Nataša Vezmar

Personal information
- Full name: Nataša Vezmar
- Nationality: Croatia
- Born: 24 October 1976 (age 49) Bjelovar, SR Croatia, SFR Yugoslavia
- Height: 1.80 m (5 ft 11 in)
- Weight: 77 kg (170 lb)

Sport
- Sport: Taekwondo
- Event: +67 kg
- Club: TK Metalac
- Coached by: Ivica Klaic

Medal record
Women's taekwondo
Representing Croatia
World Championships
| Silver medal – second place | 2003 Garmisch | +72 kg |
| Bronze medal – third place | 1997 Hong Kong | +70 kg |
European Championships
| Gold medal – first place | 1998 Eindhoven | +72 kg |
| Gold medal – first place | 2002 Samsun | +72 kg |
| Gold medal – first place | 2004 Lillehammer | +72 kg |
| Silver medal – second place | 1994 Zagreb | +70 kg |
| Bronze medal – third place | 2000 Patras | +72 kg |

= Nataša Vezmar =

Croatian taekwondo practitioner

Nataša Vezmar (born October 24, 1976, in Bjelovar) is a Croatian taekwondo practitioner, who competed in the women's heavyweight category. One of Croatia's most prominent sporting figures in her decade, Vezmar held three European titles in the over-72 kg division, claimed two medals (a silver and a bronze) at the World Taekwondo Championships (1997 and 2003), and represented her nation Croatia in two editions of the Olympic Games (2000 and 2004). Vezmar also trained full-time for TK Metalac in Zagreb, under head coach and master Ivica Klaić.

Vezmar made her official debut at the 2000 Summer Olympics in Sydney, where she competed in the women's over-67 kg class. Seeded second and one of the fighters predicted to get an Olympic medal, Vezmar started her fight with an impressive 7–4 victory over Spain's Ireane Ruíz, before losing the semifinal to her Russian opponent Natalia Ivanova.
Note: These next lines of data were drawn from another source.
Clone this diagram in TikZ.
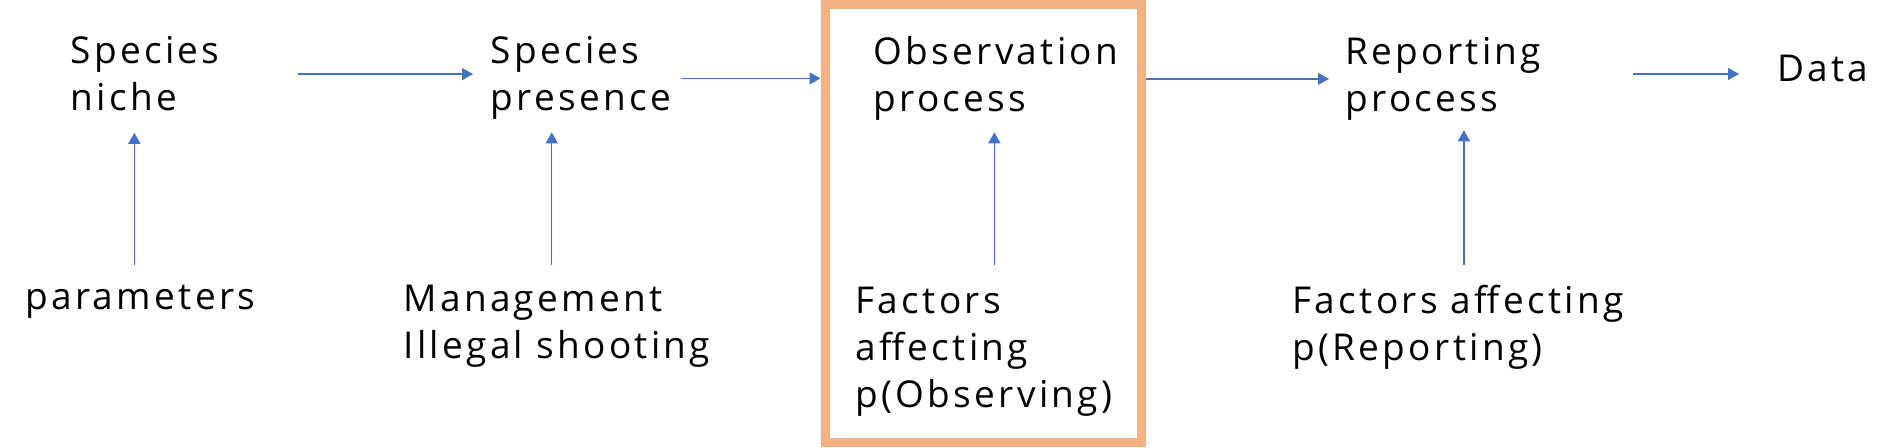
\documentclass[tikz,border=0pt]{standalone}
\usepackage{fontspec}
\setmainfont{Open Sans}[LetterSpace=9]
\usepackage{tikz}
\usetikzlibrary{arrows.meta}
\definecolor{flowblue}{HTML}{4472C4}
\definecolor{boxorange}{HTML}{F4B183}
\hyphenpenalty=10000
\exhyphenpenalty=10000

\begin{document}
\begin{tikzpicture}[x=0.5pt,y=-0.5pt,
    lbl/.style={inner sep=0pt, anchor=base west, align=left, font=\fontsize{18.5}{23.5}\selectfont},
    flow/.style={draw=flowblue, line width=0.65pt, -{Triangle[length=5.5pt,width=6pt]}}]
        \useasboundingbox (0,0) rectangle (1903,448);
        \node[draw=boxorange, line width=4.5pt, minimum width=158.25pt, minimum height=219.25pt, inner sep=0pt] (obsbox) at (983.25,223.75) {};
        \node[lbl, text width=74pt] (niche) at (70,64) {Species\\niche};
        \node[lbl, text width=89pt] (presence) at (490,64) {Species\\presence};
        \node[lbl, text width=123pt] (obs) at (873,65) {Observation\\process};
        \node[lbl, text width=99.5pt] (reporting) at (1345,65) {Reporting\\process};
        \node[lbl, text width=46pt, text height=8pt, text depth=0pt] (data) at (1777,82) {Data};
        \node[lbl] (params) at (25,310) {parameters};
        \node[lbl] (mgmt) at (403,359) {Management\\Illegal shooting};
        \node[lbl] (obsf) at (855,408) {Factors\\affecting\\p(Observing)};
        \node[lbl] (repf) at (1292,361) {Factors affecting\\p(Reporting)};
        \draw[flow, shorten <=39.5pt, shorten >=8.5pt] (niche.east) -- (niche.east -| presence.west);
        \draw[flow, shorten <=6pt] (presence.east) -- (presence.east -| obsbox.west);
        \draw[flow, shorten >=8pt] (obsbox.east |- obs.east) -- (obs.east -| reporting.west);
        \draw[flow, shorten <=44pt, shorten >=19pt] (reporting.east |- data.west) -- (data.west);
        \draw[flow, shorten <=10pt, shorten >=10.5pt] ([xshift=-3pt]params.north) -- ([xshift=-3pt]params.north |- niche.south);
        \draw[flow, shorten <=10pt, shorten >=6pt] ([xshift=-2.5pt]mgmt.north) -- ([xshift=-2.5pt]mgmt.north |- presence.south);
        \draw[flow, shorten <=11pt, shorten >=5.5pt] ([xshift=-1pt]obsf.north -| obs.south) -- ([xshift=-1pt]obs.south);
        \draw[flow, shorten <=10pt, shorten >=4.5pt] ([xshift=3pt]repf.north) -- ([xshift=3pt]repf.north |- reporting.south);
\end{tikzpicture}
\end{document}
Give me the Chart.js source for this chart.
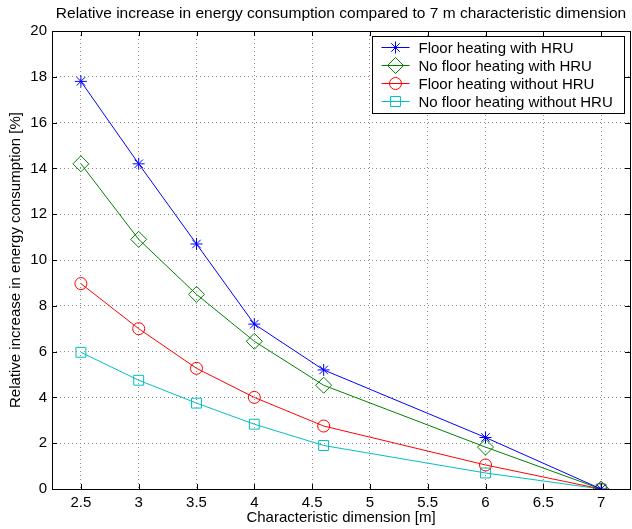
<!DOCTYPE html>
<html>
<head>
<meta charset="utf-8">
<script src="https://cdn.jsdelivr.net/npm/chart.js@4/dist/chart.umd.min.js"></script>
<style>
  html, body { margin: 0; padding: 0; background: #fff; }
  #wrap { width: 632px; height: 529px; }
</style>
</head>
<body>
<div id="wrap"><canvas id="energyChart" width="632" height="529"></canvas></div>
<script>
// characteristic dimension [m]
const dimensions = [2.5, 3, 3.5, 4, 4.6, 6, 7];

// relative increase [%] per case
const floorWithHru = [17.8, 14.2, 10.7, 7.2, 5.2, 2.25, 0];
const noFloorWithHru = [14.2, 10.9, 8.5, 6.45, 4.53, 1.83, 0];
const floorWithoutHru = [8.97, 7.0, 5.27, 4.0, 2.75, 1.05, 0];
const noFloorWithoutHru = [5.97, 4.75, 3.75, 2.83, 1.9, 0.7, 0];

const seriesLabels = [
    'Floor heating with HRU',
    'No floor heating with HRU',
    'Floor heating without HRU',
    'No floor heating without HRU'
];

const xTicks = [2.5, 3, 3.5, 4, 4.5, 5, 5.5, 6, 6.5, 7];
const yTicks = [0, 2, 4, 6, 8, 10, 12, 14, 16, 18, 20];

const chartTitle = 'Relative increase in energy consumption compared to 7 m characteristic dimension';

const FONT = 'Liberation Sans, Arial, Helvetica, sans-serif';

function toPoints(values) {
    return dimensions.map((d, i) => ({ x: d, y: values[i] }));
}

function makeSet(label, values, color, style, radius) {
    return {
        label: label,
        data: toPoints(values),
        borderColor: color,
        backgroundColor: color,
        borderWidth: 1,
        pointStyle: style,
        pointRadius: radius,
        pointHoverRadius: radius,
        pointBorderColor: color,
        pointBackgroundColor: 'rgba(0,0,0,0)',
        pointBorderWidth: 1,
        fill: false,
        tension: 0
    };
}

// box around the axes plus inward tick marks, matlab style; title centred over the axes
const boxPlugin = {
    id: 'boxPlugin',
    afterDraw(chart) {
        const ctx = chart.ctx;
        const area = chart.chartArea;
        const xs = chart.scales.x;
        const ys = chart.scales.y;
        const len = 5;
        ctx.save();
        ctx.strokeStyle = '#000';
        ctx.lineWidth = 1;
        ctx.beginPath();
        xTicks.forEach(v => {
            const px = Math.round(xs.getPixelForValue(v)) + 0.5;
            ctx.moveTo(px, area.bottom); ctx.lineTo(px, area.bottom - len);
            ctx.moveTo(px, area.top); ctx.lineTo(px, area.top + len);
        });
        yTicks.forEach(v => {
            const py = Math.round(ys.getPixelForValue(v)) + 0.5;
            ctx.moveTo(area.left, py); ctx.lineTo(area.left + len, py);
            ctx.moveTo(area.right, py); ctx.lineTo(area.right - len, py);
        });
        ctx.stroke();
        ctx.strokeRect(Math.round(area.left) + 0.5, Math.round(area.top) + 0.5,
            Math.round(area.right - area.left), Math.round(area.bottom - area.top));

        ctx.fillStyle = '#000';
        ctx.font = '15.5px ' + FONT;
        ctx.textAlign = 'center';
        ctx.textBaseline = 'middle';
        ctx.fillText(chartTitle, (area.left + area.right) / 2, 14);
        ctx.restore();
    }
};

// legend drawn inside the plot, top right
const legendPlugin = {
    id: 'legendPlugin',
    afterDraw(chart) {
        const ctx = chart.ctx;
        const area = chart.chartArea;
        const boxW = 252, boxH = 77;
        const left = Math.round(area.right) - 6 - boxW + 0.5;
        const top = Math.round(area.top) + 5 + 0.5;
        ctx.save();
        ctx.fillStyle = '#fff';
        ctx.fillRect(left, top, boxW, boxH);
        ctx.strokeStyle = '#000';
        ctx.lineWidth = 1;
        ctx.strokeRect(left, top, boxW, boxH);
        ctx.font = '15px ' + FONT;
        ctx.textBaseline = 'middle';
        chart.data.datasets.forEach((ds, i) => {
            const y = top + 11 + i * 18;
            ctx.strokeStyle = ds.borderColor;
            ctx.beginPath();
            ctx.moveTo(left + 9, y);
            ctx.lineTo(left + 37, y);
            ctx.stroke();
            if (Chart.helpers && Chart.helpers.drawPoint) {
                ctx.strokeStyle = ds.borderColor;
                ctx.fillStyle = 'rgba(0,0,0,0)';
                ctx.lineWidth = 1;
                Chart.helpers.drawPoint(ctx, {
                    pointStyle: ds.pointStyle,
                    radius: ds.pointRadius,
                    rotation: 0,
                    borderWidth: 1
                }, left + 23, y);
            }
            ctx.fillStyle = '#000';
            ctx.fillText(ds.label, left + 46, y + 1);
        });
        ctx.restore();
    }
};

const ctx = document.getElementById('energyChart').getContext('2d');
const chart = new Chart(ctx, {
    type: 'line',
    data: {
        datasets: [
            makeSet(seriesLabels[0], floorWithHru, '#0000ff', 'star', 6),
            makeSet(seriesLabels[1], noFloorWithHru, '#008000', 'rectRot', 8),
            makeSet(seriesLabels[2], floorWithoutHru, '#ff0000', 'circle', 6),
            makeSet(seriesLabels[3], noFloorWithoutHru, '#00bfbf', 'rect', 7)
        ]
    },
    options: {
        responsive: false,
        animation: false,
        devicePixelRatio: 1,
        layout: { autoPadding: false, padding: { left: 0, right: 2, top: 31, bottom: 0 } },
        plugins: {
            legend: { display: false },
            tooltip: { enabled: false },
            title: { display: false }
        },
        scales: {
            x: {
                type: 'linear',
                min: 2.25,
                max: 7.25,
                afterBuildTicks: (scale) => { scale.ticks = xTicks.map(v => ({ value: v })); },
                afterFit: (scale) => {
                    scale.height = 40;
                    scale.paddingLeft = 0;
                    scale.paddingRight = 0;
                },
                ticks: {
                    color: '#000',
                    font: { family: FONT, size: 15 },
                    padding: 5,
                    maxRotation: 0,
                    callback: (v) => String(v)
                },
                grid: { color: '#8c8c8c', drawTicks: false, lineWidth: 1 },
                border: { display: false, dash: [1, 3] },
                title: {
                    display: true,
                    text: 'Characteristic dimension [m]',
                    color: '#000',
                    font: { family: FONT, size: 15 },
                    padding: { top: 0, bottom: 2 }
                }
            },
            y: {
                type: 'linear',
                min: 0,
                max: 20,
                afterBuildTicks: (scale) => { scale.ticks = yTicks.map(v => ({ value: v })); },
                afterFit: (scale) => {
                    scale.width = 52;
                    scale.paddingTop = 0;
                    scale.paddingBottom = 0;
                },
                ticks: {
                    color: '#000',
                    font: { family: FONT, size: 15 },
                    padding: 5,
                    callback: (v) => String(v)
                },
                grid: { color: '#8c8c8c', drawTicks: false, lineWidth: 1 },
                border: { display: false, dash: [1, 3] },
                title: {
                    display: true,
                    text: 'Relative increase in energy consumption [%]',
                    color: '#000',
                    font: { family: FONT, size: 15 },
                    padding: { top: 7, bottom: 0 }
                }
            }
        }
    },
    plugins: [boxPlugin, legendPlugin]
});
</script>
</body>
</html>
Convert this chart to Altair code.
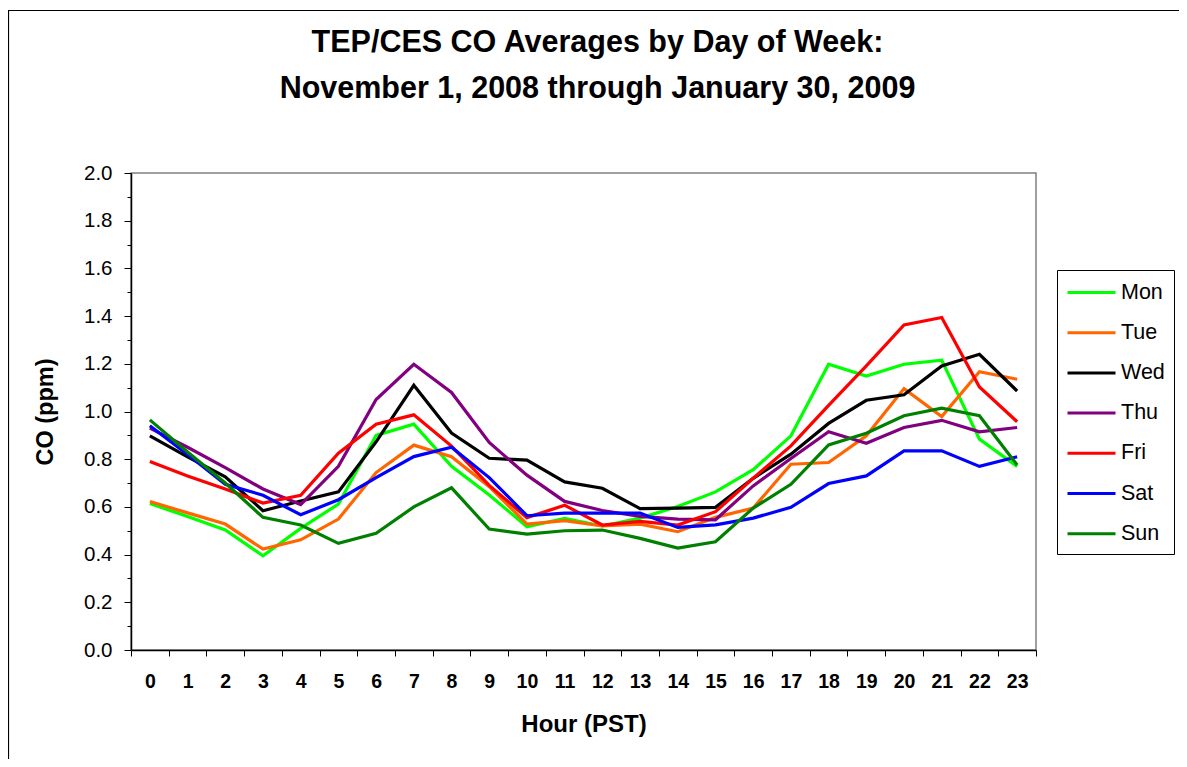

In the repechage, Vezmar thrashed Mounia Bourguigue of Morocco at 4–1 to mount her chances of an Olympic medal. In the bronze medal match, Vezmar scored a 4–4 draw in the first two rounds against Dominique Bosshart, but her Canadian opponent responded with a feverish kicking exchange at the end to seal a seamless 11–8 victory, relegating Vezmar to fourth.

In 2003, Vezmar picked up a silver medal in the same category at the World Championships in Garmisch-Partenkirchen, Germany, following a tough 1–0 defeat to South Korea's Youn Hyun-jung.

At the 2004 Summer Olympics in Athens, Vezmar qualified for her second Croatian squad in the women's heavyweight class (+67 kg). Earlier in the process, she defeated Great Britain's Sarah Stevenson in the final to secure her place on the Croatian team at the European Olympic Qualification Tournament in Baku, Azerbaijan. Hoping to improve her fourth-place finish from Sydney, Vezmar moved directly into the quarterfinals with a first round bye, but rounded off a dismal display in a startling 4–5 defeat to 16-year-old Jordanian teen Nadin Dawani. With her opponent losing the semifinal to France's Myriam Baverel, Vezmar failed to slip into the repechage bracket for a chance of an Olympic bronze medal.